Begin with the first line below and retype each line exactly through the line containing "(10,10) -- (1029,10);". Any pictures are to be left out.

>> BEGIN Information provided

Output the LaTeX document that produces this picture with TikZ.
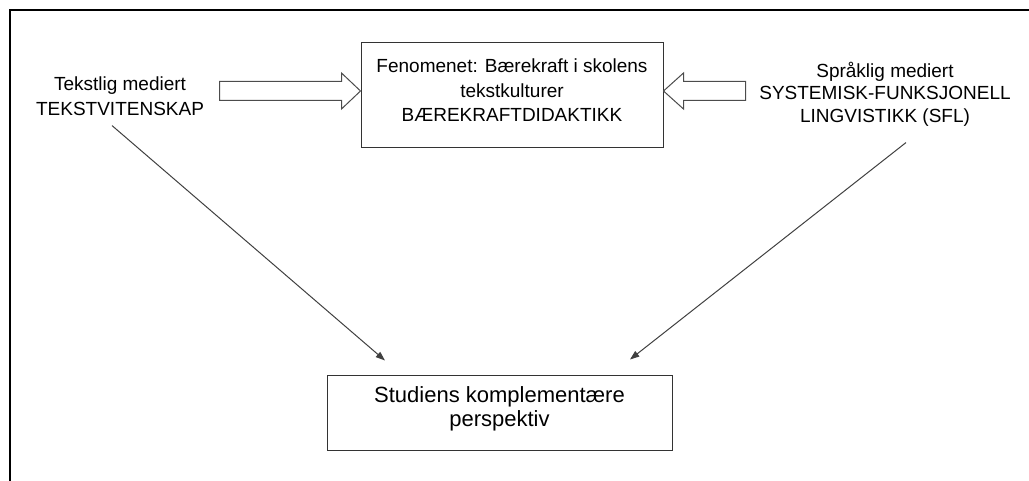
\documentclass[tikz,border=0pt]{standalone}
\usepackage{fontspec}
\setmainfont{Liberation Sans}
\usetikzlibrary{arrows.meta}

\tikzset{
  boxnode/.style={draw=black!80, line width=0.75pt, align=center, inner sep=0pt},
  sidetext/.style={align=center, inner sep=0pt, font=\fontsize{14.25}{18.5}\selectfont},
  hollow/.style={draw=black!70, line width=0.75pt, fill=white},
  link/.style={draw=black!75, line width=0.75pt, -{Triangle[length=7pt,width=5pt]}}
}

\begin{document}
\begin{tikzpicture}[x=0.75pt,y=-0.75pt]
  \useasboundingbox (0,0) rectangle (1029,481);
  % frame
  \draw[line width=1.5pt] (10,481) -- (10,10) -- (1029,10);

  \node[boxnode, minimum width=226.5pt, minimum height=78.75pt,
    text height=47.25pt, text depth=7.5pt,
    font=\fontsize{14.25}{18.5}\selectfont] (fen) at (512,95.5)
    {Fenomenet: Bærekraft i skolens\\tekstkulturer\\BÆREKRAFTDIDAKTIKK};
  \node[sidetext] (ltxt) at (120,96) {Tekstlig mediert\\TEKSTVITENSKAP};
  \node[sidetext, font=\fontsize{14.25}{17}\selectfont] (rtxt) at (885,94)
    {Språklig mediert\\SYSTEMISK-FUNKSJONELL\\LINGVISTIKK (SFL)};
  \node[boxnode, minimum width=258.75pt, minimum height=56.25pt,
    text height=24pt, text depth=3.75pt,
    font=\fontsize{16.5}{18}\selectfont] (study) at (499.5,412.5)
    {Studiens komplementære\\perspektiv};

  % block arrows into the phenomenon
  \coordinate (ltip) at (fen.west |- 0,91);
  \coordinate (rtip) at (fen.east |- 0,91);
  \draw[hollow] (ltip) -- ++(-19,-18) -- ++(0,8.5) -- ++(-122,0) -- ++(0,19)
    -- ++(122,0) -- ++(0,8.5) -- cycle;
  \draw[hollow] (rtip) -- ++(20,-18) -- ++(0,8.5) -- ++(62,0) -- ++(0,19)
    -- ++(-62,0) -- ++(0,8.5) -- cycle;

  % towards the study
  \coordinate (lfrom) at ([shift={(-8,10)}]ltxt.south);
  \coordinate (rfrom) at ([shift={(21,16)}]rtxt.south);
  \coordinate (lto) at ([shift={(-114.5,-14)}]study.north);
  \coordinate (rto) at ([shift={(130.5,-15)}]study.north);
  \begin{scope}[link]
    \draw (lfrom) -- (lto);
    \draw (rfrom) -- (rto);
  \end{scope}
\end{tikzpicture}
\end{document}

>> END Information provided

*Exercise result:*
Output the LaTeX document that produces this picture with TikZ.
\documentclass[tikz,border=0pt]{standalone}
\usepackage{fontspec}
\setmainfont{Liberation Sans}
\usetikzlibrary{arrows.meta}

\tikzset{
  boxnode/.style={draw=black!80, line width=0.75pt, align=center, inner sep=0pt},
  sidetext/.style={align=center, inner sep=0pt, font=\fontsize{14.25}{18.5}\selectfont},
  hollow/.style={draw=black!70, line width=0.75pt, fill=white},
  link/.style={draw=black!75, line width=0.75pt, -{Triangle[length=7pt,width=5pt]}}
}

\begin{document}
\begin{tikzpicture}[x=0.75pt,y=-0.75pt]
  \useasboundingbox (0,0) rectangle (1029,481);
  % frame
  \draw[line width=1.5pt] (10,481) -- (10,10) -- (1029,10);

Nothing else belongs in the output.